What to PacK: SAFARI
Dressing for Safari
NO WHITE or bright colours!!! The animals will spot you at a distance and disappear before you see them. For the most part, stick to neutral shades- beige, brow, and muted greens. These will help you blend into your surroundings, especially while walking. White is okay in vehicles, but not during walking safaris. The same goes for black- stark colors will make you stand out when you're walking in the bush, potentially attracting unwanted attention from dangerous animals and insects. The darker colors like black and navy blue will attract Tsetse flies and their bite is painful and some carry sleeping sickness. (Tanzania, Kenya, Zambia) The Serengeti, Masai Mara and Amboseli areas are largely free of the pests.

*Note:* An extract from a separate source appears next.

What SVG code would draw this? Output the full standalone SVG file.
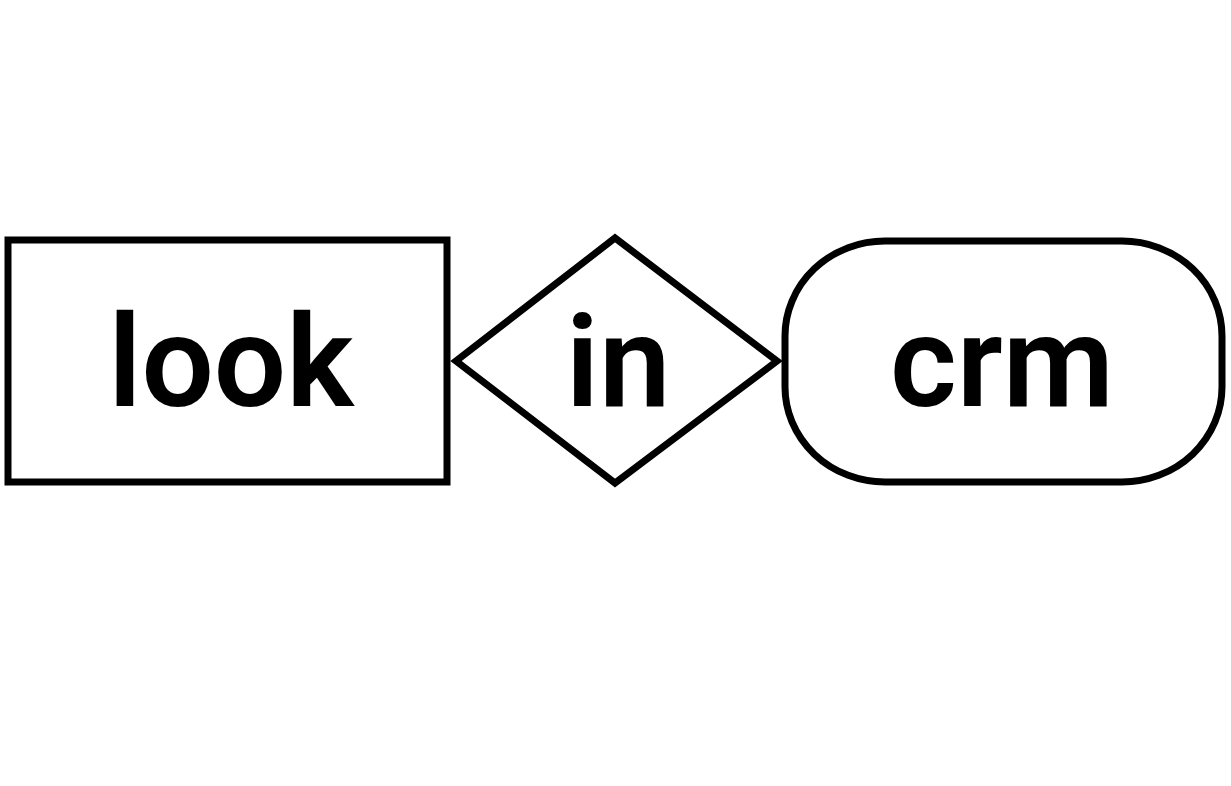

Winter. The days can start out to be very chilly, it can get as low as 23 Deg F. During the day it warms up nicely to about 65-70Deg. Nights are cold and clear. The jeeps should provide blankets for added warmth on game drives.
LAYERS are the best, as you will be peeling your clothes off as the day goes on and the weather warms. Then putting them back on for the evening when the sun goes down as the temperature drops again.
Summer. The temperatures can reach 120 deg during the day. The further North you go the hotter it gets. The evenings will be pleasant and cooler.
Suggested Packing lists:
2 pairs Leggings like yoga pants (Winter)
3-5 short sleeve T shirts/tank tops
5-8 changes of underwear
4 pairs socks (as high as your boots)
2 pairs khaki/brown/olive cotton pants. I pair can unzip at the knees for warm days
2 pairs khaki/brown/olive shorts (Summer)
2 khaki/brown/olive long sleeve shirts – mosquito and sun protection
1 light sweater or fleece (Winter)
1 light weight waterproof windbreaker
Swim suit (Winter/Summer)
Swim suit cover-up
Sturdy walking or hiking boots (well broken in)
Sandals - for outdoor showers or to walk around camp during the day.
Hat with a good brim for sun protection and rain
Gloves (game drives are cold - Winter)
Ski hat (Winter)
Down Jacket/coat (something that can be balled up -Winter)
Shampoo and Conditioner (5* camps provide most of the basics, creams etc.)
Mosquito repellant with high content of Deet 30% (Most camps supply this but I like to have my own as well for the game drive)
Sunscreen SPF30+ (even for the Winter
Contact lenses and spare glasses (if you wear them)
Hand wipes/ baby wipes
Repair kit for mending
Book (paper back)
Bird and Mammals of southern Africa pocket guide books (great for identification and charting)
Journal - if you are inclined
Hair dryer - not all camps provide these. Take one if you must but seriously no one cares what you look like in the bush and you are liable to blow the camps amps if it is not converted.
Small amount of laundry detergent if you plan to wash your own undergarments
Types of Safari
Zambia, Kruger, Madikwe area you will probably be doing a lot of walking so bring durable and comfortable walking shoes, sun hat and avoid dark clothing.
Zambezi and Okavango (Botswana)- you should take a good waterproof windbreaker and prepare for very cold nighttime temperatures.
Kruger sees far fewer mosquitoes during the winter months. Therefore, there is less worry about being bitten but always use mosquito spray.
If you are going on safari close to Cape Town, The Eastern Cape, Pilanesberg or Madikwe, you don't need to worry about packing malaria medication- these areas are all outside of the malaria belt. Western Cape has a Mediterranean climate and has warm, dry summers October- April and cold, wet winters June- Septmeber.
South Africa- Kruger and Pilanesberg area are subtropical, with summer rainfall and dry winters. Temperatures during the day 25C/77F
Botswana, Zambia and Kruger- can reach 40C/104F if you're traveling in summer it is however dry with little humidity.
East Africa- daytime temperatures of high 20C/68F year-round. Cooler at night and can drop to 30F. Rainy seasons in Kenya and Tanzania are from November to January and March to May, with some regional variations. If you're traveling in these time frames, pack a raincoat.
Laundry Considerations:Many camps have laundry facilities and you can have all your clothing washed. It is best if you take clothes that need ironing for this reason: - The Putsi also known as the Mango, Tumbo, or Maggot fly, like to lay eggs in damp clothing- ironing kills eggs. If you have any delicate clothing that would be burned or damaged by ironing, be sure to let the staff at the camp know!
If you prefer to wash your own undergarments, hang the inside the cabins to dry. Bring some liquid detergent.